Sunday, September 30, 2007

Jessica Recommends The Phoenix Guards

It’s time for another edition of

Jessica Recommends a Book!

You probably won't like Steven Brust's The Phoenix Guards. I say that with some confidence, not because I dislike it myself, but because, statistically speaking, 9 of 11 people I’ve lent it to have returned it unfinished. Nevertheless, it is one of my favorites. Consider the following note about the geography around the Imperial Palace:
“At any rate, the aforementioned Vallista reign saw, in addition to the construction of the Imperial Palace, the creation for the first time of forts and fortresses (the distinction, certain comments by the Lord of Snails notwithstanding, having nothing whatsoever to do with the presence of breastworks, nor the size of buttresses) along what was then the Eastern border. The construction of the Great Houses around the Imperial Palace did not begin until the Second Cycle, with the reign of Kieron the Younger, of the House of the Dragon. He ordered the building of the Great House of the Phoenix, opposite the Palace, as a tribute to Empress Zerika II, or possibly as a bribe to persuade her to relinquish the throne – history is unclear on this.”The Phoenix Guards, page 30.

If your eyes glazed over, believe me, you’re not alone. But if this lecture about the architectural history of a fictional palace complex made you smirk, well....

At its core, this is a deadpan parody of The Three Musketeers. Not just the absurdities of manners and customs exhibited in the book, but also the persistent quality of narrative voice in nineteenth century romances, where the narrator’s character is just as apparent as those he pontificates about. And the narrator does pontificate. He expounds endlessly and inventively about the history of places and people and regional cuisine our heroes encounter in their adventures, often spending more time discussing the history of the inn than the ambush our heroes actually thwart at the inn.

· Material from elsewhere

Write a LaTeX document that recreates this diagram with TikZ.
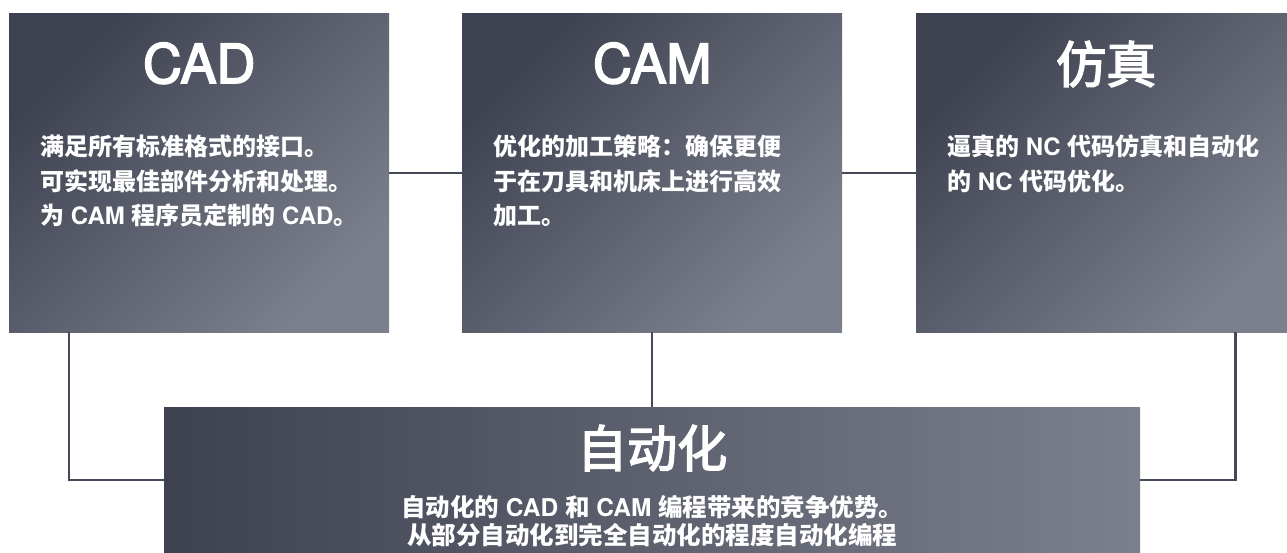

That is not to say the characters are in any way lacking. Our heroes are delightful re-imaginings of the classic four Musketeers, recognizable in archetype but with their own flavor. For example, one of the four appears as a woman. But rather than take the easy route, with the woman in the place of the foppish schemer Aramis, Tazendra takes the role of the brash warrior Porthos, always a step behind in the planning but taking the lead in battle. The other three, Khaavren, Aerich, and Pel, each have their own charms.

Oh, and did I mention the swashbuckling? Because they have rather a lot of that. There are epic duels, invading armies, love, rivalry, revenge… What more could you ask for?